Teredo navalis is a very destructive pest of submerged timber. In the Baltic Sea, pine trees can become riddled with tunnels within 16 weeks of being in the water and oaks within 32 weeks, with whole trees 30 cm in diameter being completely destroyed within a year. Ships' timbers are attacked, wrecks destroyed and sea defences damaged. Around 1730 in the Netherlands, shipworms were found to be seriously weakening the wooden dike revetments, and to prevent erosion of the dikes and subsequent flooding disasters the revetments had to be replaced with heavy stones, at great expense. The shipworm's arrival in San Francisco Bay around 1920 heralded great destruction to the piers and wharves of harbours. It has spread in the Pacific Ocean where its greater tolerance of low salinity levels has caused damage in areas previously unaffected by native shipworms.
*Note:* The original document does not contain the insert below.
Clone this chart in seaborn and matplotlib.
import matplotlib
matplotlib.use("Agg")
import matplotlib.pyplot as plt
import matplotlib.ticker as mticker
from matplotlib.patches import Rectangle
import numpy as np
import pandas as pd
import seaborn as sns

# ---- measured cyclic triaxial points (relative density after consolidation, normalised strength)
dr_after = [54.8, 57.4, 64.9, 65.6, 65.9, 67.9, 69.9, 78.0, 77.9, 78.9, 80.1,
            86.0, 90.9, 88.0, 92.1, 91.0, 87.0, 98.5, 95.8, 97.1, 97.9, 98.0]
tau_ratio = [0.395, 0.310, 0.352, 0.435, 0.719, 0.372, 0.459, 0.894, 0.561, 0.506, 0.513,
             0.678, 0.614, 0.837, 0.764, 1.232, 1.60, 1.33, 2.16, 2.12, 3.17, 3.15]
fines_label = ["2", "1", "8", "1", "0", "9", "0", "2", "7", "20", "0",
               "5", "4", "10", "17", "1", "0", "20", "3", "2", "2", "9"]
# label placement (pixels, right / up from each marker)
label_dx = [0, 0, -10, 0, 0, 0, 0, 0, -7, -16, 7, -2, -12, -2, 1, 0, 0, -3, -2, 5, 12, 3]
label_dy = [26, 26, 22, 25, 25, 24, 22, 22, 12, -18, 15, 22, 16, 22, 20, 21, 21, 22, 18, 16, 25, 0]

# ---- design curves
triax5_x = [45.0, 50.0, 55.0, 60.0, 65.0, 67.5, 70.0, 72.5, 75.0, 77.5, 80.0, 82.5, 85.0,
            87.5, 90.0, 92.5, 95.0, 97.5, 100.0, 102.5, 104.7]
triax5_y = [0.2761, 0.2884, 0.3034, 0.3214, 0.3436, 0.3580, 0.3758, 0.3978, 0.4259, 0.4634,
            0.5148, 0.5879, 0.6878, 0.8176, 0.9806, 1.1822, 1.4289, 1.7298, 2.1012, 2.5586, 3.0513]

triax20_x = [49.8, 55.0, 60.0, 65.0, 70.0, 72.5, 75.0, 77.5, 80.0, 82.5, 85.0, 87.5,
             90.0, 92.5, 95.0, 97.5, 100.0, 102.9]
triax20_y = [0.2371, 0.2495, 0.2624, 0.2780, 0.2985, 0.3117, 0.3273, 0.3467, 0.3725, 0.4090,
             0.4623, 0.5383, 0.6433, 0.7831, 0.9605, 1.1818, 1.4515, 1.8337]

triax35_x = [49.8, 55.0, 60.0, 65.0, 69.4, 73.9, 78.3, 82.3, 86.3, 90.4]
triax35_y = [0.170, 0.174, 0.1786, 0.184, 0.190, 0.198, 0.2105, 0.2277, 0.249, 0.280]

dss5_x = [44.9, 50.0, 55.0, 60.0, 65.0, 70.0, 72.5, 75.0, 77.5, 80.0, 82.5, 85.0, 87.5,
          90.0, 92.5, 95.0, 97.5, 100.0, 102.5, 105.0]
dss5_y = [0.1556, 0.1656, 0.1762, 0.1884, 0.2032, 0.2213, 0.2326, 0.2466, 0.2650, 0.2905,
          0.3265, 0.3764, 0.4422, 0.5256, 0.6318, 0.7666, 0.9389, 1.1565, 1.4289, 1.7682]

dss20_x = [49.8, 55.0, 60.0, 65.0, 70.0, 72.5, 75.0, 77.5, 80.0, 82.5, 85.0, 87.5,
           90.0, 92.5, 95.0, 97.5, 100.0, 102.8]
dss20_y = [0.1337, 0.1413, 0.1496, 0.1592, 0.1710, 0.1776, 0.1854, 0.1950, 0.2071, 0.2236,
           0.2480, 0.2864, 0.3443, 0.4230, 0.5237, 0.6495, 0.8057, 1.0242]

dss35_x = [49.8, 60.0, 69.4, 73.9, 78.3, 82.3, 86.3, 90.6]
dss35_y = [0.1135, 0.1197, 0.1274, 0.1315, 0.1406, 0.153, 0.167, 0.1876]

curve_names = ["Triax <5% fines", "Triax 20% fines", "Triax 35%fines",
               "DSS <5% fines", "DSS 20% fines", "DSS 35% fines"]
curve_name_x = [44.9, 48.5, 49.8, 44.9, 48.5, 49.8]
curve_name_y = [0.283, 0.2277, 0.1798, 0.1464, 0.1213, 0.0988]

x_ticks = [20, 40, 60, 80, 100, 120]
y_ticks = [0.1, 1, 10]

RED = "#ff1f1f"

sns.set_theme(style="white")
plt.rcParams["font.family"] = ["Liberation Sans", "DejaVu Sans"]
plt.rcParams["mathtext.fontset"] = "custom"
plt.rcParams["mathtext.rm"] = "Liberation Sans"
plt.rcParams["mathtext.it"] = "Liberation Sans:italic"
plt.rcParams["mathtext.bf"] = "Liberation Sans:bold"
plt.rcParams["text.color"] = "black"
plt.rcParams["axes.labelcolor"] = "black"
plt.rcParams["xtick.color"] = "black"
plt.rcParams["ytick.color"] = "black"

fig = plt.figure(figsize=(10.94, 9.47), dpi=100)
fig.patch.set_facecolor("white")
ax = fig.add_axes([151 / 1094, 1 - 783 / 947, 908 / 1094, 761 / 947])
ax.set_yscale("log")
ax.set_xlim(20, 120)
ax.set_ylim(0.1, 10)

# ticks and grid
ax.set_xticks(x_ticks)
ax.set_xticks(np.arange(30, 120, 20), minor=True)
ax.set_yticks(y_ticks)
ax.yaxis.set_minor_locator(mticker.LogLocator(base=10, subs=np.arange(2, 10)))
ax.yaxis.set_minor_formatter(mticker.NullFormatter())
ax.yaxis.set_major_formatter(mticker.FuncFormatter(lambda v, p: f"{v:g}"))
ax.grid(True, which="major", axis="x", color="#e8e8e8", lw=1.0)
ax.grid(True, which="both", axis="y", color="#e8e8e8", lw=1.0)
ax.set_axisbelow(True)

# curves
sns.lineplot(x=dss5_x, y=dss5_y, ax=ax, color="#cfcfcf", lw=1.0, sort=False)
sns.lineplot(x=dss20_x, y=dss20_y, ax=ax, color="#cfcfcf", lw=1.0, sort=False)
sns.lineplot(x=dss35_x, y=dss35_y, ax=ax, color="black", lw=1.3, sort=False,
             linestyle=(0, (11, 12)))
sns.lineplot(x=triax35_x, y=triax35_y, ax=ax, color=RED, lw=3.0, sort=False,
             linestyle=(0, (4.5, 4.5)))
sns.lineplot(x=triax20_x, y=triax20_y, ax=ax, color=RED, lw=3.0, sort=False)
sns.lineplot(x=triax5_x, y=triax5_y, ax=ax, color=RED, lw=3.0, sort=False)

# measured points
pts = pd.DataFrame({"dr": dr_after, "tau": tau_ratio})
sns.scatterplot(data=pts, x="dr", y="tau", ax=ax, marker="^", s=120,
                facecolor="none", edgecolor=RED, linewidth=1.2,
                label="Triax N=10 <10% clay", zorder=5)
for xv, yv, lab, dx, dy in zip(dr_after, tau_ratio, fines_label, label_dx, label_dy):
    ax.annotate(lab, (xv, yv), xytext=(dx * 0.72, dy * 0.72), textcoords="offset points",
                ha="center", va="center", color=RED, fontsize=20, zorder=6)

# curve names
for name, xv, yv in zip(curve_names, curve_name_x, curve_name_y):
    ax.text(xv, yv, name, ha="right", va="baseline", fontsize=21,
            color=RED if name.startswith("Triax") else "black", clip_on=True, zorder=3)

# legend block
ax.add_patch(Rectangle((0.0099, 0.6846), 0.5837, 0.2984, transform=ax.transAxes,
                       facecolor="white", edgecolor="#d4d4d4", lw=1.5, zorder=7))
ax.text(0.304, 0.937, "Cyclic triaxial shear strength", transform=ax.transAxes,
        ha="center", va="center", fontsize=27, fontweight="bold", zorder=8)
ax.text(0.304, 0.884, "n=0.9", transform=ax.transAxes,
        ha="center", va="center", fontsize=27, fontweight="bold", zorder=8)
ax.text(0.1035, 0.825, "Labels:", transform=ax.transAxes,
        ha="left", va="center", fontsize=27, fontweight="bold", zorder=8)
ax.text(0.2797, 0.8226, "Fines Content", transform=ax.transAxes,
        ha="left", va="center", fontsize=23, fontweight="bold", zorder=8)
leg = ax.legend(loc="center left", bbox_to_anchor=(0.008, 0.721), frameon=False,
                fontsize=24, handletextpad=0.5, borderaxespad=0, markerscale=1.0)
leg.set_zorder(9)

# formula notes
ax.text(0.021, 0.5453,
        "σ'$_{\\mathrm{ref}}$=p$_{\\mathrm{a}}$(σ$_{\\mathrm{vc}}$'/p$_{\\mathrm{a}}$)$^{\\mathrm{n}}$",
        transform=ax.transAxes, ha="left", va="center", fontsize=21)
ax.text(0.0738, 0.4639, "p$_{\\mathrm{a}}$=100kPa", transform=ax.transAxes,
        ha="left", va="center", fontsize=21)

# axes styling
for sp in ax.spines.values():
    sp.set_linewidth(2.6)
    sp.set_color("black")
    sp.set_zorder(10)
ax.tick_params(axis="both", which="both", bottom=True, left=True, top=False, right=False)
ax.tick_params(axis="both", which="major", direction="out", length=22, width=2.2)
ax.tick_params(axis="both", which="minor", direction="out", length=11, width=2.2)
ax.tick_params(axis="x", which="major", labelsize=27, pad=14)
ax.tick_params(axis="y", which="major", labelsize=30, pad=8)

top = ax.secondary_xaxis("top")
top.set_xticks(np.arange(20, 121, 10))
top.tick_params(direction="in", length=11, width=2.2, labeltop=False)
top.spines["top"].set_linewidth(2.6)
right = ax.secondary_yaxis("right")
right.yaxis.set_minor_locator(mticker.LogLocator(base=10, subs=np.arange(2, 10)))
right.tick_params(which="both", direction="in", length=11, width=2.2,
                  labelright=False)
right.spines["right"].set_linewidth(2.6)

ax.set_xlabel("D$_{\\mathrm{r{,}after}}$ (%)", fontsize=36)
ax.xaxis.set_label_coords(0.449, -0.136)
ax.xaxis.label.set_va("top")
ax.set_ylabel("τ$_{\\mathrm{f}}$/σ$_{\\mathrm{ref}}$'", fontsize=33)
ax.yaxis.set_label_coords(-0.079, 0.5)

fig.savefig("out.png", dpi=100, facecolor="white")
In the eighteenth century, the Royal Navy resorted to coppering the bottoms of its ships in an attempt to prevent the damage caused by shipworm.
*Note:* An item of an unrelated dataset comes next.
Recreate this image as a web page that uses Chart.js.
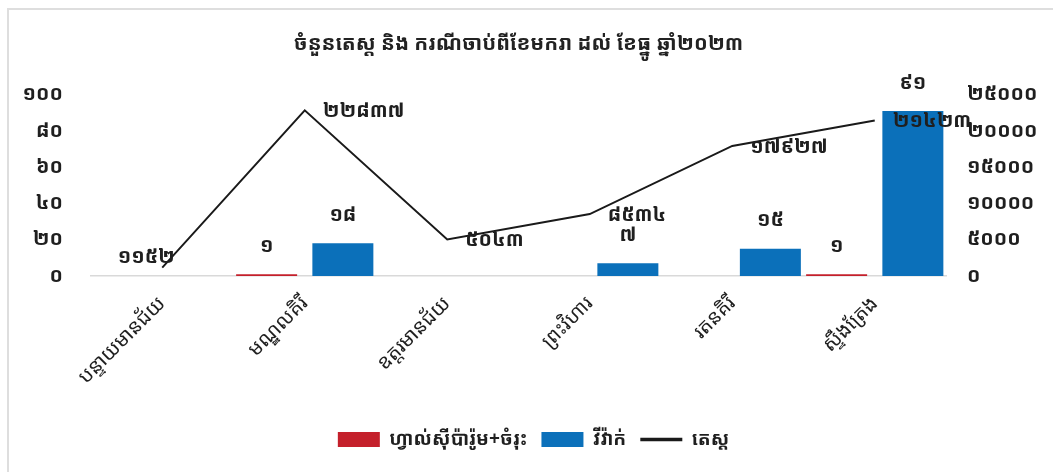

No treatment of timber to prevent attack by Teredo navalis has been completely successful. Experiments by the Dutch in the 19th century proved the inefficacy of linseed oil, metallic paint, powdered glass, carbonization (burning the outer layers of the wood), and any of the usual biocides such as chromated copper arsenate. They also attempted covering wooden pylons with precisely arranged iron nails, but this too had no lasting effect. In 1878, it was discovered that creosote was an effective deterrent, though to work best it had to be applied to soft, resinous woods like pine; in order to work on harder woods such as oak, special care had to be taken to ensure the wood was completely permeated by the creosote. Submerged wrecks have been protected by wrapping them in geotextiles to provide a physical barrier to the larvae or by reburying them in the sediment. No permanent solution has been found.